United States District Court, D. Oregon
December 17, 2014
VARAZDAT DAVTIAN, Plaintiff,
SAFECO INSURANCE COMPANY OF OREGON, Defendant.
OPINION AND ORDER
MICHAEL J. McSHANE, District Judge.
Following the jury verdict for defendant, plaintiff moves for a new trial. Defendant moves for costs. Plaintiff's motion for a new trial is DENIED. Defendant's motion for costs is GRANTED.
I. MOTION FOR NEW TRIAL
Davtian argues the court erred in allowing evidence of the prior fire. For reasons discussed at the pretrial conference, the evidence of the prior fire was relevant to show the conspiracy and to show motive, plan, and lack of mistake under rule 404(b)(2). The similarities between the fire include: both fires occurred in the same area and involved properties sold by Papazyan to friends who lacked the means to afford the properties; both fires occurred shortly after the Papazyan-financed transactions, and shortly after insurance had been purchased; both fires occurred under unusual circumstances, in the middle of the night, when no one was home; both newly insured parties presented inflated requests for coverage to their insurers; and both fires involved rent payments made by the insurer to other members of the conspiracy.

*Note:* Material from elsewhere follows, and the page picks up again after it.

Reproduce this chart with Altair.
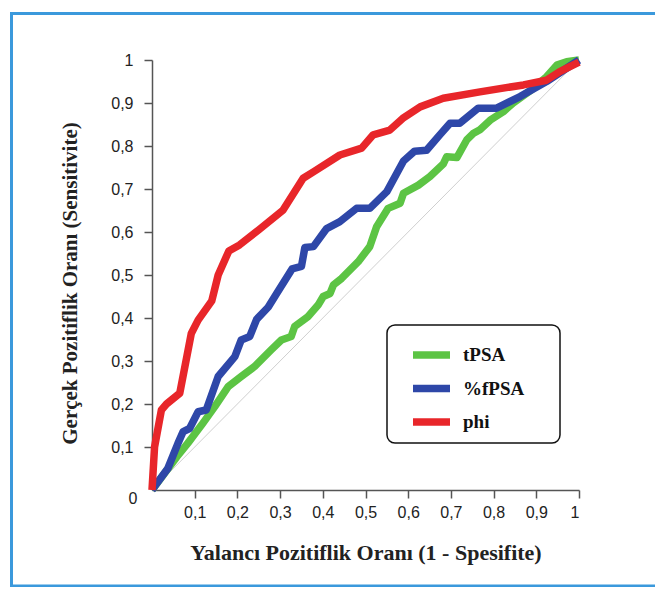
import altair as alt
import pandas as pd

SERIES = ["tPSA", "%fPSA", "phi"]
COLORS = ["#5cc444", "#2e47a8", "#e8262a"]

TPSA_X = [0, 0.058, 0.084, 0.116, 0.147, 0.178, 0.209, 0.24, 0.279, 0.303, 0.326, 0.334, 0.365,
          0.389, 0.401, 0.417, 0.425, 0.444, 0.483, 0.51, 0.526, 0.553, 0.581, 0.589, 0.624,
          0.651, 0.682, 0.69, 0.714, 0.737, 0.752, 0.768, 0.792, 0.823, 0.846, 0.893, 0.924,
          0.948, 0.971, 1.0]
TPSA_Y = [0, 0.077, 0.109, 0.151, 0.194, 0.24, 0.264, 0.287, 0.326, 0.349, 0.357, 0.38, 0.403,
          0.43, 0.45, 0.457, 0.477, 0.492, 0.531, 0.566, 0.612, 0.655, 0.667, 0.69, 0.709,
          0.729, 0.758, 0.775, 0.773, 0.814, 0.829, 0.838, 0.86, 0.88, 0.9, 0.934, 0.961,
          0.988, 0.996, 1.0]

FPSA_X = [0, 0.006, 0.037, 0.061, 0.073, 0.088, 0.108, 0.127, 0.155, 0.194, 0.209, 0.229, 0.245,
          0.272, 0.292, 0.328, 0.35, 0.358, 0.378, 0.409, 0.44, 0.479, 0.51, 0.55, 0.589, 0.615,
          0.643, 0.674, 0.698, 0.721, 0.764, 0.807, 0.862, 0.924, 1.0]
FPSA_Y = [0, 0.008, 0.05, 0.109, 0.136, 0.143, 0.182, 0.186, 0.264, 0.31, 0.349, 0.357, 0.397,
          0.425, 0.457, 0.514, 0.52, 0.564, 0.566, 0.608, 0.624, 0.655, 0.655, 0.694, 0.765, 0.788,
          0.79, 0.826, 0.853, 0.853, 0.888, 0.888, 0.915, 0.95, 1.0]

PHI_X = [0, 0.006, 0.022, 0.034, 0.065, 0.092, 0.108, 0.14, 0.155, 0.18, 0.205, 0.25, 0.307,
         0.354, 0.378, 0.44, 0.491, 0.518, 0.557, 0.587, 0.628, 0.682, 0.768, 0.87, 0.924,
         0.955, 1.0]
PHI_Y = [0, 0.10, 0.186, 0.20, 0.225, 0.364, 0.395, 0.44, 0.50, 0.556, 0.57, 0.605, 0.651,
         0.725, 0.74, 0.779, 0.795, 0.826, 0.837, 0.864, 0.891, 0.911, 0.926, 0.942, 0.953,
         0.973, 0.995]

DIAG_X = [0, 1]
DIAG_Y = [0, 1]

TICKS = [0.1, 0.2, 0.3, 0.4, 0.5, 0.6, 0.7, 0.8, 0.9, 1.0]
X_TITLE = "Yalancı Pozitiflik Oranı  (1 - Spesifite)"
Y_TITLE = "Gerçek Pozitiflik Oranı (Sensitivite)"

def frame(name, xs, ys):
    return pd.DataFrame({"series": name, "x": xs, "y": ys, "i": range(len(xs))})

data = {
    "tPSA": frame("tPSA", TPSA_X, TPSA_Y),
    "%fPSA": frame("%fPSA", FPSA_X, FPSA_Y),
    "phi": frame("phi", PHI_X, PHI_Y),
}
diag = pd.DataFrame({"x": DIAG_X, "y": DIAG_Y})

xs = alt.Scale(domain=[0, 1], nice=False, zero=False)
ys = alt.Scale(domain=[0, 1], nice=False, zero=False)
lbl = "replace(format(datum.value, '.1~f'), '.', ',')"
x_axis = alt.Axis(values=TICKS, labelExpr=lbl, title=X_TITLE, titlePadding=22, labelPadding=6)
y_axis = alt.Axis(values=TICKS, labelExpr=lbl, title=Y_TITLE, titlePadding=30, labelPadding=11,
                  titleY=223, titleFontSize=21)

color = alt.Color("series:N", scale=alt.Scale(domain=SERIES, range=COLORS), legend=None)

dummy = pd.DataFrame({"a": [0]})
border = alt.Chart(dummy).mark_rect(filled=False, stroke="#3b99dc", strokeWidth=3).encode(
    x=alt.value(-140.5), x2=alt.value(540), y=alt.value(-46.5), y2=alt.value(526))
legend_box = alt.Chart(dummy).mark_rect(fill="white", stroke="#111", strokeWidth=1.5,
                                        cornerRadius=8).encode(
    x=alt.value(235), x2=alt.value(408), y=alt.value(265), y2=alt.value(383))

diag_line = alt.Chart(diag).mark_line(color="#cfcfcf", strokeWidth=1).encode(
    x=alt.X("x:Q", scale=xs, axis=x_axis), y=alt.Y("y:Q", scale=ys, axis=y_axis))

def series_layer(name):
    return alt.Chart(data[name]).mark_line(strokeWidth=7.5, strokeJoin="round").encode(
        x=alt.X("x:Q", scale=xs, axis=x_axis), y=alt.Y("y:Q", scale=ys, axis=y_axis),
        color=color, order="i:Q")

# legend entries (decoration layout)
legend_layers = []
for k, name in enumerate(SERIES):
    row_y = 295 + 33.5 * k
    entry = pd.DataFrame({"series": [name]})
    legend_layers.append(
        alt.Chart(entry).mark_rule(strokeWidth=7.5, strokeCap="butt").encode(
            x=alt.value(261), x2=alt.value(298), y=alt.value(row_y), color=color))
    legend_layers.append(
        alt.Chart(entry).mark_text(font="Liberation Serif", fontWeight="bold", fontSize=19,
                                   color="#111", align="left", baseline="middle").encode(
            x=alt.value(311), y=alt.value(row_y), text="series:N"))

zero_lbl = alt.Chart(pd.DataFrame({"x": [0], "y": [0], "t": ["0"]})).mark_text(
    font="Liberation Sans", fontSize=16, color="#222", dx=-19, dy=9).encode(
    x="x:Q", y="y:Q", text="t:N")

chart = alt.layer(
    border, legend_box, diag_line,
    series_layer("tPSA"), series_layer("%fPSA"), series_layer("phi"), zero_lbl,
    *legend_layers
).properties(
    width=427, height=430,
    autosize=alt.AutoSizeParams(type="none"),
    padding={"left": 144, "top": 52, "right": 76, "bottom": 97},
).configure_view(strokeWidth=0).configure_axis(
    grid=False, domainColor="#555", tickColor="#555", domainWidth=1.5, tickWidth=1.5,
    tickSize=8, labelFont="Liberation Sans", labelFontSize=16, labelColor="#222",
    titleFont="Liberation Serif", titleFontSize=22, titleFontWeight="bold",
    titleColor="#222"
)

chart.save("out.html", embed_options={"renderer": "svg", "actions": False})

Papazyan was directly involved in both instances and, based on all the evidence, actively directed Davtian in all of Davtian's dealings with the adjuster and the insurer. It is undisputed that Papazyan and his son acted as Davtian's agent when dealing with the insurance company. Papazyan's son obtained the policy, and Papazyan was largely responsible for interacting with the insurance company and adjuster after the fire. In short, there was compelling evidence that both fires were part of a conspiracy, directed and managed by Papazyan, to defraud insurance companies by intentionally burning homes and then presenting inflated insurance requests to the company.
Davtian also argues Ron Smith, defendant's expert, should not have been allowed to testify on the cause and origin of the second fire. Davtian waived this argument by not requesting a Daubert  motion before the trial. Three months before trial, both at oral argument on cross motions for summary judgment, and in my written opinion on those motions, I instructed plaintiff that should he seek to exclude Smith from testifying, a Daubert motion was the proper vehicle for challenging Smith's testimony. Rather than file a pretrial Daubert motion, Davtian waits until after a ten-day jury trial to, in effect, make his Daubert motion. This argument is waived.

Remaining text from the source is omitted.